A full review of the Sudd Institute work in 2017 can be found on www.suddinstitute.org

 

The Sudd Institute is most grateful to its donors and to those who gave us moral and intellectual support, most especially the United States Institute of Peace, BRACED consortium, Montrose International, Cordaid, the Swiss Corporation, the Norwegian Embassy, the United Nations Food and Agricultural Organization, and many others. None of what we do would be possible without their support.

 

Thank you all!

 

Jok Madut Jok

Executive Director

 

 

Jok Madut Jok's Biography

Jok Madut Jok is trained in the anthropology of health and holds a Ph.D. from the University of California, Los Angeles (UCLA).
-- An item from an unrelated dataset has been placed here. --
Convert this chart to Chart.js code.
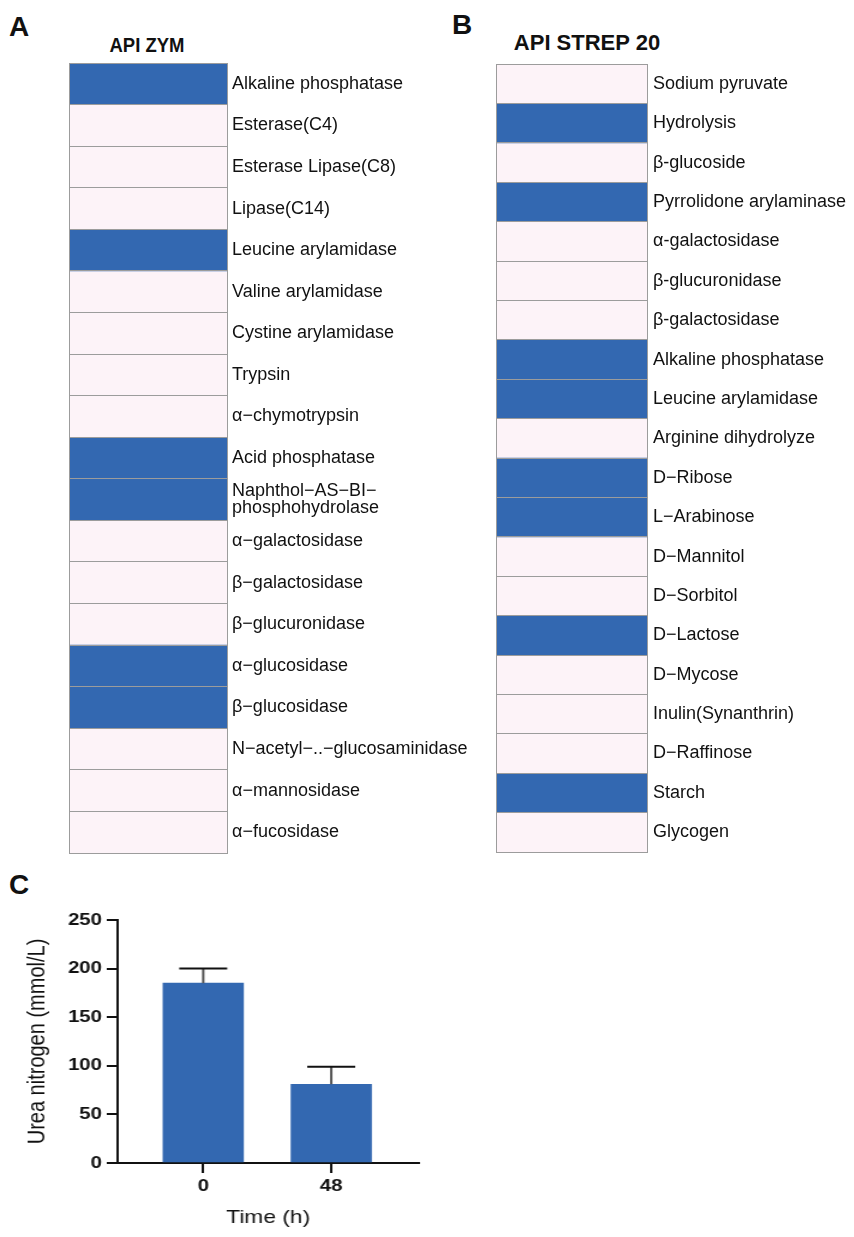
<!DOCTYPE html>
<html>
<head>
<meta charset="utf-8">
<script src="https://cdn.jsdelivr.net/npm/chart.js@4.4.1/dist/chart.umd.min.js"></script>
<style>
    html, body { margin: 0; padding: 0; background: #fff; }
    body { width: 854px; height: 1237px; position: relative; overflow: hidden;
           font-family: "Liberation Sans", Arial, sans-serif; color: #111; }
    .panel-letter { position: absolute; font-size: 28px; font-weight: bold; line-height: 1; }
    .panel-title { position: absolute; font-weight: bold; line-height: 1; white-space: nowrap;
                   transform: translate(-50%, -50%); }
    .box { position: absolute; }
</style>
</head>
<body>

<div class="panel-letter" style="left:9px; top:13px;">A</div>
<div class="panel-letter" style="left:452px; top:11px;">B</div>
<div class="panel-letter" style="left:9px; top:871px;">C</div>

<div class="panel-title" style="left:147px; top:44px; font-size:21px; transform: translate(-50%, -50%) scaleX(0.88);">API ZYM</div>
<div class="panel-title" style="left:587px; top:43px; font-size:22px;">API STREP 20</div>

<div class="box" style="left:0px; top:50px; width:540px; height:820px;"><canvas id="zymChart"></canvas></div>
<div class="box" style="left:440px; top:50px; width:414px; height:820px;"><canvas id="strepChart"></canvas></div>
<div class="box" style="left:0px; top:870px; width:360px; height:367px; transform: scaleX(1.2); transform-origin: 0 0;"><canvas id="ureaChart"></canvas></div>

<script>
// ---- データ ----
// API ZYM の項目と判定 (1 = 陽性, 0 = 陰性)
const zymLabels = [
    'Alkaline phosphatase', 'Esterase(C4)', 'Esterase Lipase(C8)', 'Lipase(C14)',
    'Leucine arylamidase', 'Valine arylamidase', 'Cystine arylamidase', 'Trypsin',
    'α−chymotrypsin', 'Acid phosphatase', ['Naphthol−AS−BI−', 'phosphohydrolase'],
    'α−galactosidase', 'β−galactosidase', 'β−glucuronidase', 'α−glucosidase',
    'β−glucosidase', 'N−acetyl−..−glucosaminidase', 'α−mannosidase', 'α−fucosidase'
];
const zymResult = [1, 0, 0, 0, 1, 0, 0, 0, 0, 1, 1, 0, 0, 0, 1, 1, 0, 0, 0];

// API STREP 20 の項目と判定
const strepLabels = [
    'Sodium pyruvate', 'Hydrolysis', 'β-glucoside', 'Pyrrolidone arylaminase',
    'α-galactosidase', 'β-glucuronidase', 'β-galactosidase', 'Alkaline phosphatase',
    'Leucine arylamidase', 'Arginine dihydrolyze', 'D−Ribose', 'L−Arabinose',
    'D−Mannitol', 'D−Sorbitol', 'D−Lactose', 'D−Mycose', 'Inulin(Synanthrin)',
    'D−Raffinose', 'Starch', 'Glycogen'
];
const strepResult = [0, 1, 0, 1, 0, 0, 0, 1, 1, 0, 1, 1, 0, 0, 1, 0, 0, 0, 1, 0];

// 尿素窒素 (mmol/L)
const timeLabels = ['0', '48'];
const ureaMean = [185, 81];
const ureaSd = [15, 18];
const ureaTicks = [0, 50, 100, 150, 200, 250];

// ---- スタイル ----
const BLUE = '#3368b1';
const PINK = '#fdf3f8';
const GRID = '#9c9c9c';
const INK = '#111111';
const FONT = '"Liberation Sans", Arial, sans-serif';

// 判定表 (横棒を積み上げてセルにする)
function drawHeatmap(id, labels, results, pad, axisWidth, labelGap) {
    new Chart(document.getElementById(id), {
        type: 'bar',
        data: {
            labels: labels,
            datasets: [
                { label: 'positive', data: results, backgroundColor: BLUE, stack: 's' },
                { label: 'negative', data: results.map(v => 1 - v), backgroundColor: PINK, stack: 's' },
            ],
        },
        options: {
            indexAxis: 'y',
            animation: false,
            responsive: true,
            maintainAspectRatio: false,
            datasets: { bar: { barPercentage: 1, categoryPercentage: 1 } },
            layout: { padding: pad },
            plugins: { legend: { display: false }, tooltip: { enabled: false } },
            scales: {
                // セルの枠線はデータの上に描く (grid.z = 1)
                x: {
                    stacked: true, min: 0, max: 1,
                    ticks: { display: false, stepSize: 1 },
                    grid: { color: GRID, drawTicks: false, z: 1 },
                    border: { display: false },
                    afterFit: s => { s.height = 0; },
                },
                y: {
                    stacked: true, position: 'right',
                    grid: { offset: true, color: GRID, drawTicks: false, z: 1 },
                    border: { color: GRID, z: 1 },
                    ticks: { padding: labelGap, color: INK, autoSkip: false,
                             font: { family: FONT, size: 18, lineHeight: 0.9 } },
                    afterFit: s => { s.width = axisWidth; },
                },
            },
        },
    });
}

drawHeatmap('zymChart', zymLabels, zymResult, { left: 69, top: 12, right: 0, bottom: 17 }, 313, 5);
drawHeatmap('strepChart', strepLabels, strepResult, { left: 56, top: 11, right: 0, bottom: 18 }, 207, 6);

// エラーバー (上側のみ)
const errorBars = {
    id: 'errorBars',
    afterDatasetsDraw(chart) {
        const { ctx } = chart;
        const y = chart.scales.y;
        const meta = chart.getDatasetMeta(0);
        ctx.save();
        ctx.lineWidth = 2;
        meta.data.forEach((bar, i) => {
            const top = y.getPixelForValue(ureaMean[i]);
            const end = y.getPixelForValue(ureaMean[i] + ureaSd[i]);
            ctx.strokeStyle = '#555';
            ctx.beginPath();
            ctx.moveTo(bar.x, top);
            ctx.lineTo(bar.x, end);
            ctx.stroke();
            ctx.strokeStyle = INK;
            ctx.beginPath();
            ctx.moveTo(bar.x - 20, end);
            ctx.lineTo(bar.x + 20, end);
            ctx.stroke();
        });
        ctx.restore();
    },
};

new Chart(document.getElementById('ureaChart'), {
    type: 'bar',
    data: {
        datasets: [{
            data: ureaMean.map((v, i) => ({ x: i, y: v })),
            backgroundColor: BLUE,
            barThickness: 67,
        }],
    },
    options: {
        animation: false,
        responsive: true,
        maintainAspectRatio: false,
        layout: { padding: { left: 0, top: 50, right: 11, bottom: 0 } },
        plugins: { legend: { display: false }, tooltip: { enabled: false } },
        scales: {
            x: {
                type: 'linear', min: -0.669, max: 1.684, offset: false,
                afterBuildTicks: s => { s.ticks = timeLabels.map((_, i) => ({ value: i })); },
                ticks: { callback: (v, i) => timeLabels[i], color: INK, padding: 3,
                         font: { family: FONT, size: 17, weight: 'bold' } },
                grid: { offset: false, drawOnChartArea: false, color: INK, lineWidth: 2, tickLength: 10 },
                border: { color: INK, width: 2 },
                title: { display: true, text: 'Time (h)', color: INK,
                         font: { family: FONT, size: 19 }, padding: { top: 4, bottom: 8 } },
                afterFit: s => { s.height = 74; },
            },
            y: {
                min: 0, max: 250,
                afterBuildTicks: s => { s.ticks = ureaTicks.map(v => ({ value: v })); },
                ticks: { color: INK, padding: 4, font: { family: FONT, size: 17, weight: 'bold' } },
                grid: { drawOnChartArea: false, color: INK, lineWidth: 2, tickLength: 9 },
                border: { color: INK, width: 2 },
                title: { display: true, text: 'Urea nitrogen (mmol/L)', color: INK,
                         font: { family: FONT, size: 20 }, padding: { top: 19, bottom: 0 } },
                afterFit: s => { s.width = 98; },
            },
        },
    },
    plugins: [errorBars],
});
</script>
</body>
</html>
He is a fellow of Rift Valley Institute and Director of the Sudd Institute. Jok has held fellowship positions at a number of other institutions, including the United States Institute of Peace and the Woodrow Wilson International Center for Scholars. He also served in the Government of South Sudan as undersecretary in the Ministry of Culture and Heritage for three years. He has also worked in aid and development and author of four books and numerous articles covering gender, sexuality and reproductive health, humanitarian aid, ethnography of political violence, gender-based violence, war and slavery, and the politics of identity in South Sudan and Sudan. His book Breaking Sudan: The Search for Peace, was published in 2017 by OneWorld.